Au dire de mes parents, j’étais, comme de droit, un prodige de mémoire, pendant mon enfance. Quant à l’esprit, j’en fais grâce au lecteur. Dès l’âge de six ans, je savais par cœur toutes les fables du bon Lafontaine, je connaissais toutes les villes du monde, la Chine, je crois même, y comprise, et je savais assez de traits d’histoire pour désespérer les pédants les plus ferrés. Lady Simcoe, qui passait pour un bas-bleu,[1] dit un jour à ma mère : De grâce, amenez-moi votre fils, quand vous viendrez prendre le thé ce soir : on me dit que c’est un savant.

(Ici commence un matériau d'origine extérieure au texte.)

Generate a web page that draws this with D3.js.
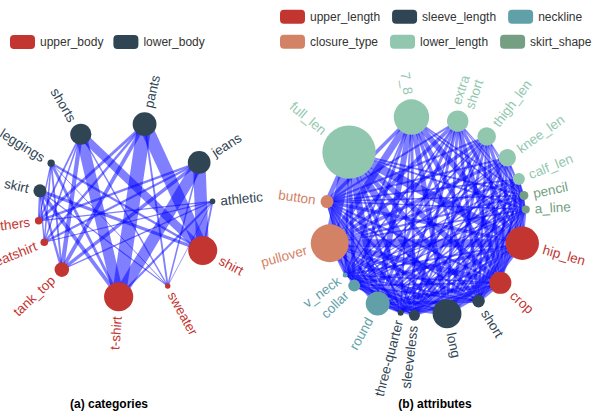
<!DOCTYPE html>
<html>
<head>
<meta charset="utf-8">
<script src="https://cdn.jsdelivr.net/npm/d3@7"></script>
<style>
  html, body { margin: 0; padding: 0; background: #fff; }
  svg { display: block; font-family: "Liberation Sans", Arial, Helvetica, sans-serif; }
</style>
</head>
<body>
<svg id="chart" width="592" height="414"></svg>
<script>
// Shared colour palette, one colour per group
const palette = ["#c23531", "#2f4554", "#61a0a8", "#d48265", "#91c7ae", "#749f83"];

// ---------- (a) clothing categories ----------
const categoryGroupNames = ["upper_body", "lower_body"];
const categoryNames  = ["shirt", "sweater", "t-shirt", "tank_top", "sweatshirt", "others",
                        "skirt", "leggings", "shorts", "pants", "jeans", "athletic"];
const categoryGroups = ["upper_body", "upper_body", "upper_body", "upper_body", "upper_body", "upper_body",
                        "lower_body", "lower_body", "lower_body", "lower_body", "lower_body", "lower_body"];
const categoryCounts = [2780, 520, 2800, 1400, 730, 720, 1250, 700, 2030, 2280, 2180, 530];
// co-occurrence of an upper and a lower garment: [upper, lower, count]
const categoryLinks = [
  ["shirt", "skirt", 300], ["shirt", "leggings", 200], ["shirt", "shorts", 800],
  ["shirt", "pants", 1300], ["shirt", "jeans", 1250], ["shirt", "athletic", 150],
  ["sweater", "skirt", 80], ["sweater", "leggings", 60], ["sweater", "shorts", 100],
  ["sweater", "pants", 150], ["sweater", "jeans", 120], ["sweater", "athletic", 40],
  ["t-shirt", "skirt", 350], ["t-shirt", "leggings", 250], ["t-shirt", "shorts", 1100],
  ["t-shirt", "pants", 1400], ["t-shirt", "jeans", 1150], ["t-shirt", "athletic", 180],
  ["tank_top", "skirt", 200], ["tank_top", "leggings", 150], ["tank_top", "shorts", 400],
  ["tank_top", "pants", 350], ["tank_top", "jeans", 300], ["tank_top", "athletic", 100],
  ["sweatshirt", "skirt", 100], ["sweatshirt", "leggings", 120], ["sweatshirt", "shorts", 120],
  ["sweatshirt", "pants", 200], ["sweatshirt", "jeans", 180], ["sweatshirt", "athletic", 80],
  ["others", "skirt", 150], ["others", "leggings", 100], ["others", "shorts", 150],
  ["others", "pants", 250], ["others", "jeans", 200], ["others", "athletic", 90]
];

// ---------- (b) garment attributes ----------
const attributeGroupNames = ["upper_length", "sleeve_length", "neckline", "closure_type", "lower_length", "skirt_shape"];
const attributeNames  = ["hip_len", "crop", "short", "long", "sleeveless", "three-quarter",
                         "round", "collar", "v_neck", "pullover", "button",
                         "full_len", "7_8", "extra short", "thigh_len", "knee_len", "calf_len",
                         "pencil", "a_line"];
const attributeGroups = ["upper_length", "upper_length",
                         "sleeve_length", "sleeve_length", "sleeve_length", "sleeve_length",
                         "neckline", "neckline", "neckline", "closure_type", "closure_type",
                         "lower_length", "lower_length", "lower_length", "lower_length", "lower_length", "lower_length",
                         "skirt_shape", "skirt_shape"];
const attributeCounts = [1670, 1100, 630, 1440, 550, 300, 1200, 600, 250, 1900, 650,
                         2670, 1770, 1070, 930, 870, 600, 450, 400];
// co-occurrence of two attributes: [attribute, attribute, count]
const attributeLinks = [
  ["full_len", "hip_len", 700], ["full_len", "crop", 450], ["full_len", "short", 350], ["full_len", "long", 600],
  ["full_len", "sleeveless", 250], ["full_len", "three-quarter", 120], ["full_len", "round", 550],
  ["full_len", "collar", 250], ["full_len", "v_neck", 120], ["full_len", "pullover", 900], ["full_len", "button", 350],
  ["7_8", "hip_len", 450], ["7_8", "crop", 350], ["7_8", "short", 250], ["7_8", "long", 400],
  ["7_8", "sleeveless", 200], ["7_8", "three-quarter", 100], ["7_8", "round", 450],
  ["7_8", "collar", 200], ["7_8", "v_neck", 100], ["7_8", "pullover", 550], ["7_8", "button", 250],
  ["extra short", "hip_len", 250], ["extra short", "crop", 300], ["extra short", "short", 220], ["extra short", "long", 180],
  ["extra short", "sleeveless", 180], ["extra short", "three-quarter", 70], ["extra short", "round", 220],
  ["extra short", "collar", 120], ["extra short", "v_neck", 70], ["extra short", "pullover", 280], ["extra short", "button", 120],
  ["thigh_len", "hip_len", 250], ["thigh_len", "crop", 220], ["thigh_len", "short", 150], ["thigh_len", "long", 200],
  ["thigh_len", "sleeveless", 130], ["thigh_len", "three-quarter", 70], ["thigh_len", "round", 200],
  ["thigh_len", "collar", 100], ["thigh_len", "v_neck", 60], ["thigh_len", "pullover", 250], ["thigh_len", "button", 120],
  ["knee_len", "hip_len", 250], ["knee_len", "crop", 180], ["knee_len", "short", 130], ["knee_len", "long", 200],
  ["knee_len", "sleeveless", 120], ["knee_len", "three-quarter", 70], ["knee_len", "round", 180],
  ["knee_len", "collar", 100], ["knee_len", "v_neck", 60], ["knee_len", "pullover", 250], ["knee_len", "button", 120],
  ["calf_len", "hip_len", 180], ["calf_len", "crop", 130], ["calf_len", "short", 100], ["calf_len", "long", 130],
  ["calf_len", "sleeveless", 80], ["calf_len", "three-quarter", 50], ["calf_len", "round", 130],
  ["calf_len", "collar", 70], ["calf_len", "v_neck", 40], ["calf_len", "pullover", 180], ["calf_len", "button", 100],
  ["pencil", "hip_len", 130], ["pencil", "crop", 80], ["pencil", "short", 70], ["pencil", "long", 100],
  ["pencil", "sleeveless", 60], ["pencil", "three-quarter", 40], ["pencil", "round", 100],
  ["pencil", "collar", 60], ["pencil", "v_neck", 40], ["pencil", "pullover", 130], ["pencil", "button", 80],
  ["a_line", "hip_len", 110], ["a_line", "crop", 80], ["a_line", "short", 70], ["a_line", "long", 80],
  ["a_line", "sleeveless", 60], ["a_line", "three-quarter", 40], ["a_line", "round", 90],
  ["a_line", "collar", 60], ["a_line", "v_neck", 40], ["a_line", "pullover", 110], ["a_line", "button", 70],
  ["hip_len", "short", 250], ["hip_len", "long", 450], ["hip_len", "sleeveless", 180], ["hip_len", "three-quarter", 120],
  ["hip_len", "round", 400], ["hip_len", "collar", 220], ["hip_len", "v_neck", 120],
  ["hip_len", "pullover", 650], ["hip_len", "button", 250],
  ["crop", "short", 250], ["crop", "long", 250], ["crop", "sleeveless", 180], ["crop", "three-quarter", 70],
  ["crop", "round", 300], ["crop", "collar", 120], ["crop", "v_neck", 80],
  ["crop", "pullover", 450], ["crop", "button", 130],
  ["short", "round", 220], ["short", "collar", 120], ["short", "v_neck", 70], ["short", "pullover", 280], ["short", "button", 120],
  ["long", "round", 350], ["long", "collar", 220], ["long", "v_neck", 100], ["long", "pullover", 450], ["long", "button", 220],
  ["sleeveless", "round", 180], ["sleeveless", "collar", 80], ["sleeveless", "v_neck", 70],
  ["sleeveless", "pullover", 220], ["sleeveless", "button", 80],
  ["three-quarter", "round", 100], ["three-quarter", "collar", 60], ["three-quarter", "v_neck", 40],
  ["three-quarter", "pullover", 120], ["three-quarter", "button", 60],
  ["round", "pullover", 550], ["round", "button", 130],
  ["collar", "pullover", 180], ["collar", "button", 220],
  ["v_neck", "pullover", 100], ["v_neck", "button", 50],
  ["full_len", "pencil", 120], ["full_len", "a_line", 120], ["7_8", "pencil", 80], ["7_8", "a_line", 80],
  ["extra short", "pencil", 40], ["extra short", "a_line", 40], ["thigh_len", "pencil", 50], ["thigh_len", "a_line", 50],
  ["knee_len", "pencil", 60], ["knee_len", "a_line", 60], ["calf_len", "pencil", 40], ["calf_len", "a_line", 40]
];

const svg = d3.select("#chart");

// Circular graph: each node takes an arc proportional to its count,
// node radius and link width grow linearly with their counts.
function drawCircularGraph(cfg) {
  const g = svg.append("g");
  const total = d3.sum(cfg.counts);
  const angle = d3.scaleLinear().domain([0, total]).range([0, 2 * Math.PI]);
  const radius = d3.scaleLinear().domain([0, d3.max(cfg.counts)]).range([0, cfg.maxNodeRadius]);
  const width = d3.scaleLinear().domain([0, d3.max(cfg.links, d => d[2])]).range([cfg.minLinkWidth, cfg.maxLinkWidth]);
  const color = d3.scaleOrdinal().domain(cfg.groupNames).range(palette);

  const cum = d3.cumsum(cfg.counts);
  const nodes = cfg.names.map((name, i) => {
    const a = angle(cum[i] - cfg.counts[i] / 2);
    return {
      name, group: cfg.groups[i], a,
      x: cfg.cx + cfg.R * Math.cos(a),
      y: cfg.cy + cfg.R * Math.sin(a),
      r: radius(cfg.counts[i])
    };
  });
  const byName = new Map(nodes.map(d => [d.name, d]));

  // links
  g.append("g")
    .selectAll("line")
    .data(cfg.links)
    .join("line")
    .attr("x1", d => byName.get(d[0]).x)
    .attr("y1", d => byName.get(d[0]).y)
    .attr("x2", d => byName.get(d[1]).x)
    .attr("y2", d => byName.get(d[1]).y)
    .attr("stroke", "#0000ff")
    .attr("stroke-opacity", 0.5)
    .attr("stroke-width", d => width(d[2]));

  // nodes
  g.append("g")
    .selectAll("circle")
    .data(nodes)
    .join("circle")
    .attr("cx", d => d.x)
    .attr("cy", d => d.y)
    .attr("r", d => d.r)
    .attr("fill", d => color(d.group));

  // radial labels
  const labels = g.append("g")
    .selectAll("text")
    .data(nodes)
    .join("text")
    .attr("font-size", cfg.labelSize)
    .attr("fill", d => color(d.group))
    .attr("transform", d => {
      const deg = d.a * 180 / Math.PI;
      const flip = Math.cos(d.a) < 0;
      return `translate(${d.x},${d.y}) rotate(${flip ? deg - 180 : deg})`;
    })
    .attr("text-anchor", d => Math.cos(d.a) < 0 ? "end" : "start");
  labels.each(function (d) {
    const lines = d.name.split(" ");
    const flip = Math.cos(d.a) < 0;
    const off = (d.r + 5) * (flip ? -1 : 1);
    const lh = cfg.labelSize * 1.05;
    d3.select(this).selectAll("tspan")
      .data(lines)
      .join("tspan")
      .attr("x", off)
      .attr("y", (t, i) => (i - (lines.length - 1) / 2) * lh)
      .attr("dy", "0.35em")
      .text(t => t);
  });

  // legend
  const lg = svg.append("g").attr("font-size", 12);
  cfg.legendRows.forEach((row, ri) => {
    let x = cfg.legendX;
    const y = cfg.legendY + ri * 25;
    row.forEach(name => {
      lg.append("rect")
        .attr("x", x).attr("y", y - 7)
        .attr("width", 25).attr("height", 14)
        .attr("rx", 4).attr("ry", 4)
        .attr("fill", color(name));
      const t = lg.append("text")
        .attr("x", x + 30).attr("y", y)
        .attr("dy", "0.35em")
        .attr("fill", "#333")
        .text(name);
      x += 30 + t.node().getComputedTextLength() + cfg.legendGap;
    });
  });

  // panel caption
  svg.append("text")
    .attr("x", cfg.titleX).attr("y", 408)
    .attr("text-anchor", "middle")
    .attr("font-size", 12)
    .attr("font-weight", "bold")
    .attr("fill", "#000")
    .text(cfg.title);
}

drawCircularGraph({
  names: categoryNames, groups: categoryGroups, counts: categoryCounts,
  links: categoryLinks, groupNames: categoryGroupNames,
  cx: 125.4, cy: 209.5, R: 87.5, maxNodeRadius: 14.6, minLinkWidth: 0.4, maxLinkWidth: 14,
  labelSize: 13.5,
  legendRows: [["upper_body", "lower_body"]], legendX: 10, legendY: 42, legendGap: 10,
  title: "(a) categories", titleX: 109
});

drawCircularGraph({
  names: attributeNames, groups: attributeGroups, counts: attributeCounts,
  links: attributeLinks, groupNames: attributeGroupNames,
  cx: 426, cy: 216, R: 100, maxNodeRadius: 26.7, minLinkWidth: 0.6, maxLinkWidth: 11,
  labelSize: 13.5,
  legendRows: [["upper_length", "sleeve_length", "neckline"], ["closure_type", "lower_length", "skirt_shape"]],
  legendX: 280, legendY: 16.7, legendGap: 12,
  title: "(b) attributes", titleX: 435
});
</script>
</body>
</html>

On me promenait dans les salons de Québec, comme un petit animal rare. Quel dommage que Barnum ne fût pas alors au monde, il aurait acheté la petite bête

  1. Ce n’est pas rendre justice à Lady Simcoe, femme du général qui fut gouverneur du Haut-Canada, que de la classer parmi les bas-bleus ; elle avait au contraire des goûts littéraires distingués. Ma tante Baby n’ayant un soir d’autres livres à lui prêter que le petit carême de Massillon, Lady Simcoe, quoique protestante, fut si enchantée de ce chef-d’œuvre qu’elle déclara vouloir lire tous les sermons de nos grands prédicateurs : et les Bossuet, Bourdaloue etc., firent ensuite ses délices.